The onslaught of pretrial publicity in the Diallo case convinced an appeals court to move the trial of four officers to Albany, where a jury cleared them following a trial 2000. The news prompted protesters to take to the streets in Manhattan and elsewhere in New York, resulting in about 100 arrests.

The Rev. Herbert Daughtry, who helped orchestrate widespread civil disobedience over Diallo's killing, said protesters "were flocking in to get arrested" at the demonstrations.

After Bell's killing, there was a peaceful march involving several thousand people - many drawing comparisons to the Diallo case - as Sharpton rallied support for the victim's grieving fiancee and parents. Demonstrations after that were small, sporadic and uneventful.

When it comes to the Bell case and protests, "The stamina's not there," said Norman Siegel, a lawyer and longtime civil rights advocate.

Siegel theorized that police critics, disappointed that the Diallo case failed to result in meaningful reforms, have retreated because "they don't think the script is going to be any different."

Both Siegel and Daughtry said the mass anti-police protests in 1999 were fueled in part by the indifference of Bloomberg's combative, ceaselessly pro-law enforcement predecessor, Giuliani.

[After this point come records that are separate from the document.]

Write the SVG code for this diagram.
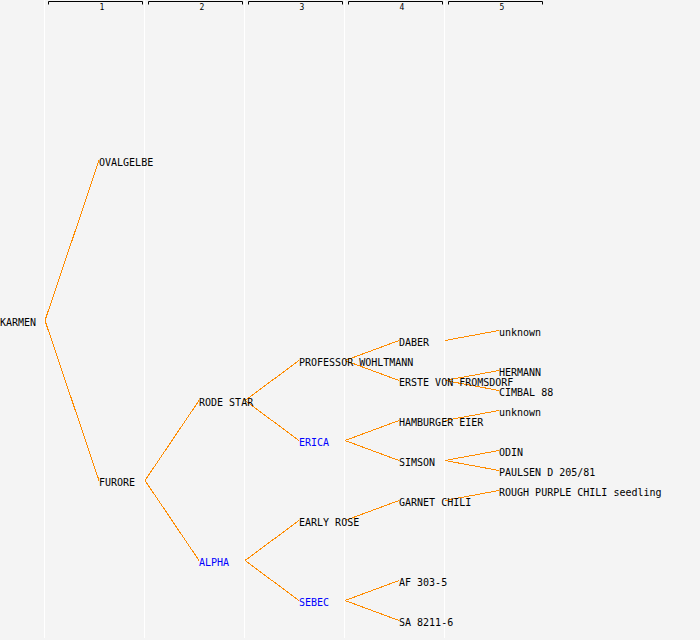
<svg xmlns="http://www.w3.org/2000/svg" width="700" height="640" viewBox="0 0 700 640">
<style>
  .bg{fill:#f4f4f4}
  .sep{stroke:#ffffff;stroke-width:1}
  .hdr{fill:none;stroke:#000;stroke-width:1}
  .hl{font-family:"DejaVu Sans Mono","Liberation Mono",monospace;font-size:8px;fill:#000;text-anchor:middle}
  text.n{font-family:"DejaVu Sans Mono","Liberation Mono",monospace;font-size:10px;fill:#000}
  text.b{fill:#0000ff}
  #connectors line{stroke:#ff8c00;stroke-width:1;shape-rendering:crispEdges}
</style>
<rect class="bg" x="0" y="0" width="700" height="640"/>
<g id="columns">
  <line class="sep" x1="44.5" y1="0" x2="44.5" y2="638"/>
  <line class="sep" x1="144.5" y1="0" x2="144.5" y2="638"/>
  <line class="sep" x1="244.5" y1="0" x2="244.5" y2="638"/>
  <line class="sep" x1="344.5" y1="0" x2="344.5" y2="638"/>
  <line class="sep" x1="444.5" y1="0" x2="444.5" y2="638"/>
  <path class="hdr" d="M48.5,4.5V1.5H142.5V4.5"/>
  <path class="hdr" d="M148.5,4.5V1.5H242.5V4.5"/>
  <path class="hdr" d="M248.5,4.5V1.5H342.5V4.5"/>
  <path class="hdr" d="M348.5,4.5V1.5H442.5V4.5"/>
  <path class="hdr" d="M448.5,4.5V1.5H542.5V4.5"/>
  <text class="hl" x="102" y="10">1</text>
  <text class="hl" x="202" y="10">2</text>
  <text class="hl" x="302" y="10">3</text>
  <text class="hl" x="402" y="10">4</text>
  <text class="hl" x="502" y="10">5</text>
</g>
<g id="connectors">
  <line x1="45" y1="320.5" x2="99" y2="160.5"/>
  <line x1="45" y1="320.5" x2="99" y2="480.5"/>
  <line x1="145" y1="480.5" x2="199" y2="400.5"/>
  <line x1="145" y1="480.5" x2="199" y2="560.5"/>
  <line x1="245" y1="400.5" x2="299" y2="360.5"/>
  <line x1="245" y1="400.5" x2="299" y2="440.5"/>
  <line x1="245" y1="560.5" x2="299" y2="520.5"/>
  <line x1="245" y1="560.5" x2="299" y2="600.5"/>
  <line x1="345" y1="360.5" x2="399" y2="340.5"/>
  <line x1="345" y1="360.5" x2="399" y2="380.5"/>
  <line x1="345" y1="440.5" x2="399" y2="420.5"/>
  <line x1="345" y1="440.5" x2="399" y2="460.5"/>
  <line x1="345" y1="520.5" x2="399" y2="500.5"/>
  <line x1="345" y1="600.5" x2="399" y2="580.5"/>
  <line x1="345" y1="600.5" x2="399" y2="620.5"/>
  <line x1="445" y1="340.5" x2="499" y2="330.5"/>
  <line x1="445" y1="380.5" x2="499" y2="370.5"/>
  <line x1="445" y1="380.5" x2="499" y2="390.5"/>
  <line x1="445" y1="420.5" x2="499" y2="410.5"/>
  <line x1="445" y1="460.5" x2="499" y2="450.5"/>
  <line x1="445" y1="460.5" x2="499" y2="470.5"/>
  <line x1="445" y1="500.5" x2="499" y2="490.5"/>
</g>
<g id="karmen"><text class="n" x="0" y="326">KARMEN</text></g>
<g id="ovalgelbe"><text class="n" x="99" y="166">OVALGELBE</text></g>
<g id="furore"><text class="n" x="99" y="486">FURORE</text></g>
<g id="rode-star"><text class="n" x="199" y="406">RODE STAR</text></g>
<g id="alpha"><text class="n b" x="199" y="566">ALPHA</text></g>
<g id="professor-wohltmann"><text class="n" x="299" y="366">PROFESSOR WOHLTMANN</text></g>
<g id="erica"><text class="n b" x="299" y="446">ERICA</text></g>
<g id="early-rose"><text class="n" x="299" y="526">EARLY ROSE</text></g>
<g id="sebec"><text class="n b" x="299" y="606">SEBEC</text></g>
<g id="daber"><text class="n" x="399" y="346">DABER</text></g>
<g id="erste-von-fromsdorf"><text class="n" x="399" y="386">ERSTE VON FROMSDORF</text></g>
<g id="hamburger-eier"><text class="n" x="399" y="426">HAMBURGER EIER</text></g>
<g id="simson"><text class="n" x="399" y="466">SIMSON</text></g>
<g id="garnet-chili"><text class="n" x="399" y="506">GARNET CHILI</text></g>
<g id="af-303-5"><text class="n" x="399" y="586">AF 303-5</text></g>
<g id="sa-8211-6"><text class="n" x="399" y="626">SA 8211-6</text></g>
<g id="unknown-1"><text class="n" x="499" y="336">unknown</text></g>
<g id="hermann"><text class="n" x="499" y="376">HERMANN</text></g>
<g id="cimbal-88"><text class="n" x="499" y="396">CIMBAL 88</text></g>
<g id="unknown-2"><text class="n" x="499" y="416">unknown</text></g>
<g id="odin"><text class="n" x="499" y="456">ODIN</text></g>
<g id="paulsen"><text class="n" x="499" y="476">PAULSEN D 205/81</text></g>
<g id="rough-purple"><text class="n" x="499" y="496">ROUGH PURPLE CHILI seedling</text></g>
</svg>
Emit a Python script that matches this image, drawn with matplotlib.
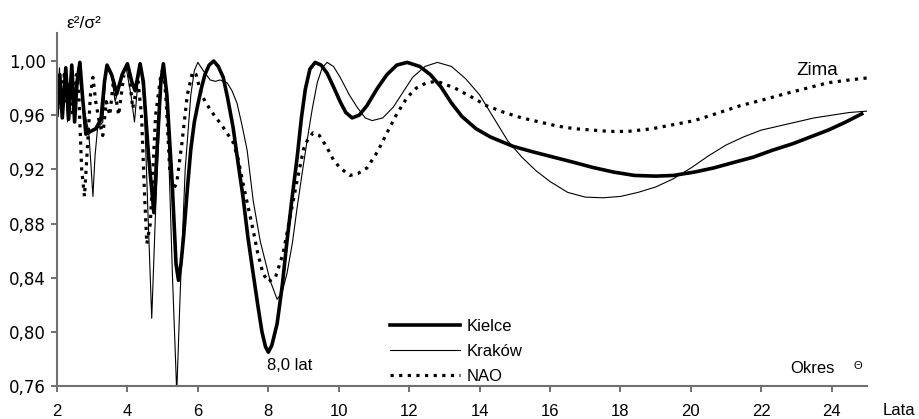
import matplotlib
matplotlib.use("Agg")
import matplotlib.pyplot as plt
from matplotlib.ticker import FixedLocator, FuncFormatter

# --- data (period in years, eps^2/sigma^2) ---
kielce_x = [2.00, 2.08, 2.15, 2.25, 2.33, 2.42, 2.50, 2.57, 2.65, 2.72, 2.82, 2.95,
            3.10, 3.25, 3.35, 3.42, 3.55, 3.70, 3.85, 4.00, 4.12, 4.22, 4.36, 4.45,
            4.60, 4.75, 4.84, 4.95, 5.02, 5.12, 5.27, 5.38, 5.45, 5.52, 5.60, 5.70,
            5.80, 5.90, 6.00, 6.10, 6.20, 6.32, 6.45, 6.58, 6.72, 6.85, 7.00, 7.14,
            7.28, 7.42, 7.57, 7.70, 7.82, 7.92, 8.00, 8.10, 8.25, 8.40, 8.53, 8.68,
            8.82, 8.94, 9.05, 9.18, 9.33, 9.50, 9.67, 9.85, 10.04, 10.20, 10.38, 10.58,
            10.80, 11.10, 11.37, 11.65, 11.94, 12.30, 12.60, 12.90, 13.20, 13.50, 13.90,
            14.30, 14.95, 15.50, 16.10, 16.70, 17.20, 17.80, 18.40, 19.00, 19.50, 20.10,
            20.64, 21.20, 21.77, 22.30, 22.90, 23.40, 23.90, 24.40, 24.85]
kielce_y = [0.960, 0.990, 0.958, 0.995, 0.957, 0.997, 0.955, 0.985, 0.999, 0.975, 0.946, 0.948,
            0.950, 0.957, 0.985, 0.997, 0.990, 0.976, 0.990, 0.998, 0.985, 0.978, 0.998, 0.985,
            0.930, 0.888, 0.934, 0.985, 0.998, 0.975, 0.910, 0.850, 0.838, 0.850, 0.872, 0.905,
            0.935, 0.955, 0.968, 0.980, 0.990, 0.997, 1.000, 0.996, 0.988, 0.972, 0.951, 0.925,
            0.900, 0.870, 0.843, 0.820, 0.800, 0.789, 0.785, 0.790, 0.806, 0.835, 0.867, 0.900,
            0.929, 0.958, 0.979, 0.994, 0.999, 0.997, 0.991, 0.981, 0.970, 0.962, 0.958, 0.960,
            0.967, 0.980, 0.990, 0.997, 0.999, 0.996, 0.990, 0.981, 0.969, 0.959, 0.950,
            0.944, 0.937, 0.933, 0.929, 0.925, 0.9215, 0.918, 0.9155, 0.915, 0.9155, 0.918,
            0.921, 0.925, 0.929, 0.934, 0.939, 0.944, 0.949, 0.955, 0.961]

krakow_x = [2.00, 2.07, 2.13, 2.22, 2.30, 2.40, 2.48, 2.60, 2.70, 2.80, 2.90, 2.96,
            3.02, 3.08, 3.15, 3.30, 3.40, 3.55, 3.65, 3.80, 3.95, 4.10, 4.20, 4.30,
            4.38, 4.48, 4.58, 4.69, 4.80, 4.95, 5.05, 5.15, 5.28, 5.40, 5.50, 5.64,
            5.80, 5.90, 6.00, 6.15, 6.35, 6.50, 6.63, 6.83, 6.97, 7.11, 7.25, 7.40,
            7.57, 7.77, 8.05, 8.25, 8.40, 8.53, 8.68, 8.82, 8.96, 9.10, 9.25, 9.39,
            9.53, 9.67, 9.85, 10.04, 10.30, 10.52, 10.75, 10.95, 11.25, 11.55, 11.85,
            12.10, 12.45, 12.80, 13.20, 13.60, 14.00, 14.40, 14.80, 15.20, 15.60, 16.00,
            16.50, 17.00, 17.50, 18.00, 18.50, 19.00, 19.50, 20.00, 20.50, 21.00, 21.50,
            22.00, 22.50, 23.00, 23.50, 24.00, 24.50, 25.00]
krakow_y = [0.965, 0.995, 0.960, 0.990, 0.955, 0.997, 0.960, 0.995, 0.975, 0.960, 0.948, 0.925,
            0.900, 0.930, 0.950, 0.955, 0.995, 0.990, 0.970, 0.985, 0.997, 0.975, 0.955, 0.985,
            0.997, 0.965, 0.890, 0.810, 0.890, 0.980, 0.997, 0.950, 0.840, 0.755, 0.830, 0.920,
            0.975, 0.993, 0.999, 0.993, 0.986, 0.985, 0.986, 0.984, 0.978, 0.969, 0.953, 0.934,
            0.897, 0.867, 0.838, 0.824, 0.830, 0.843, 0.865, 0.892, 0.917, 0.941, 0.965, 0.984,
            0.995, 0.999, 0.996, 0.988, 0.975, 0.966, 0.958, 0.956, 0.958, 0.966, 0.978,
            0.988, 0.996, 0.999, 0.996, 0.987, 0.975, 0.958, 0.941, 0.929, 0.919, 0.911,
            0.903, 0.8995, 0.899, 0.900, 0.903, 0.907, 0.913, 0.921, 0.930, 0.938, 0.944,
            0.949, 0.952, 0.955, 0.958, 0.960, 0.962, 0.963]

nao_x = [2.00, 2.05, 2.12, 2.20, 2.28, 2.35, 2.45, 2.55, 2.62, 2.70, 2.78, 2.85,
         2.95, 3.02, 3.10, 3.20, 3.30, 3.40, 3.50, 3.60, 3.75, 3.90, 4.05, 4.15,
         4.30, 4.40, 4.48, 4.55, 4.65, 4.80, 4.95, 5.02, 5.10, 5.20, 5.30, 5.40,
         5.55, 5.70, 5.85, 5.95, 6.10, 6.35, 6.72, 7.00, 7.14, 7.28, 7.42, 7.57,
         7.70, 7.85, 8.00, 8.20, 8.42, 8.62, 8.82, 9.00, 9.10, 9.27, 9.45, 9.67,
         9.85, 10.04, 10.32, 10.55, 10.80, 11.10, 11.37, 11.65, 11.94, 12.20, 12.50,
         12.80, 13.30, 13.80, 14.20, 14.70, 15.20, 15.70, 16.20, 16.70, 17.20, 17.70,
         18.20, 18.90, 19.50, 20.10, 20.70, 21.40, 22.00, 22.70, 23.30, 23.90, 24.50, 25.00]
nao_y = [0.960, 0.985, 0.965, 0.990, 0.970, 0.985, 0.960, 0.990, 0.975, 0.920, 0.900, 0.930,
         0.975, 0.988, 0.970, 0.955, 0.945, 0.970, 0.960, 0.985, 0.960, 0.990, 0.990, 0.965,
         0.985, 0.960, 0.905, 0.865, 0.880, 0.960, 0.990, 0.995, 0.970, 0.920, 0.905, 0.910,
         0.940, 0.975, 0.992, 0.990, 0.975, 0.964, 0.951, 0.940, 0.928, 0.910, 0.893, 0.875,
         0.858, 0.843, 0.837, 0.840, 0.858, 0.885, 0.912, 0.935, 0.941, 0.947, 0.945, 0.936,
         0.927, 0.921, 0.9155, 0.917, 0.921, 0.933, 0.947, 0.961, 0.973, 0.980, 0.984,
         0.985, 0.980, 0.973, 0.967, 0.962, 0.958, 0.955, 0.952, 0.950, 0.949, 0.948,
         0.948, 0.950, 0.953, 0.956, 0.961, 0.967, 0.971, 0.976, 0.980, 0.984, 0.986, 0.9875]

x_ticks = [2, 4, 6, 8, 10, 12, 14, 16, 18, 20, 22, 24]
y_ticks = [0.76, 0.80, 0.84, 0.88, 0.92, 0.96, 1.00]

plt.rcParams['font.family'] = ['Liberation Sans', 'DejaVu Sans']
axis_grey = '#707070'

fig = plt.figure(figsize=(9.2, 4.19), dpi=100)
ax = fig.add_axes([57 / 920, 1 - 386 / 419, 810 / 920, 353 / 419])

ax.plot(kielce_x, kielce_y, color='black', lw=2.6, label='Kielce')
ax.plot(krakow_x, krakow_y, color='black', lw=0.8, label='Kraków')
ax.plot(nao_x, nao_y, color='black', lw=2.3, linestyle=(0, (1, 1.7)),
        dash_capstyle='butt', label='NAO')

ax.set_xlim(2, 25)
ax.set_ylim(0.76, 1.0207)
ax.xaxis.set_major_locator(FixedLocator(x_ticks))
ax.yaxis.set_major_locator(FixedLocator(y_ticks))
ax.xaxis.set_major_formatter(FuncFormatter(lambda v, p: f"{v:.0f}"))
ax.yaxis.set_major_formatter(FuncFormatter(lambda v, p: f"{v:.2f}".replace('.', ',')))

for s in ['top', 'right']:
    ax.spines[s].set_visible(False)
for s in ['left', 'bottom']:
    ax.spines[s].set_color(axis_grey)
    ax.spines[s].set_linewidth(1.5)
ax.tick_params(direction='out', length=4, width=1.4, color=axis_grey, labelsize=12)
ax.tick_params(axis='x', pad=9)
ax.tick_params(axis='y', pad=4)
for lbl in ax.get_yticklabels():
    lbl.set_family('DejaVu Sans')

# labels and annotations
fig.text(66 / 920, 1 - 24 / 419, 'ε²/σ²', fontsize=12.5, va='center', ha='left')
fig.text(883 / 920, 1 - 410 / 419, 'Lata', fontsize=12, va='center', ha='left')
ax.text(23.0, 0.993, 'Zima', fontsize=13.5, va='center', ha='left')
ax.text(7.95, 0.775, '8,0 lat', fontsize=12, va='center', ha='left')
ax.text(22.82, 0.773, 'Okres', fontsize=12, va='center', ha='left')
ax.text(24.73, 0.7745, 'Θ', fontsize=8, va='center', ha='center')

ax.legend(loc='upper left', bbox_to_anchor=(390 / 920, 1 - 319 / 419),
          bbox_transform=fig.transFigure, frameon=False, fontsize=12,
          handlelength=4.2, handletextpad=0.42, labelspacing=0.6,
          borderpad=0, borderaxespad=0)

fig.savefig('out.png', dpi=100)
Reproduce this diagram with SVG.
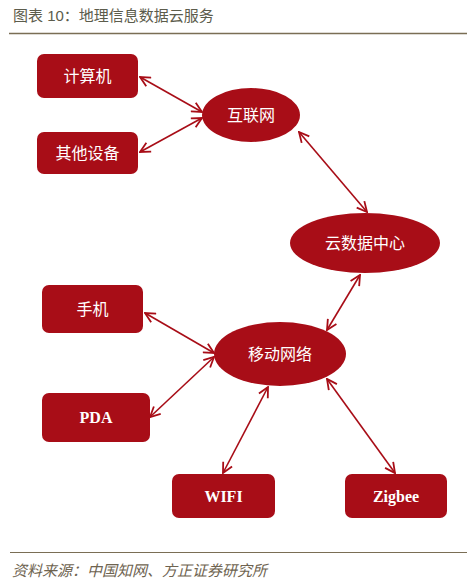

By contrast, Bloomberg was quick to meet with black and religious leaders, afterward telling reporters, "It sounds like to me like excessive force was used."

Daughtry said no matter how the case concludes, he'll focus on comforting Bell's family.

"When the marching feet stop marching, the cameras stop clicking, when all the shouting dies down, this family will still have to deal with the that their young son is dead," he said.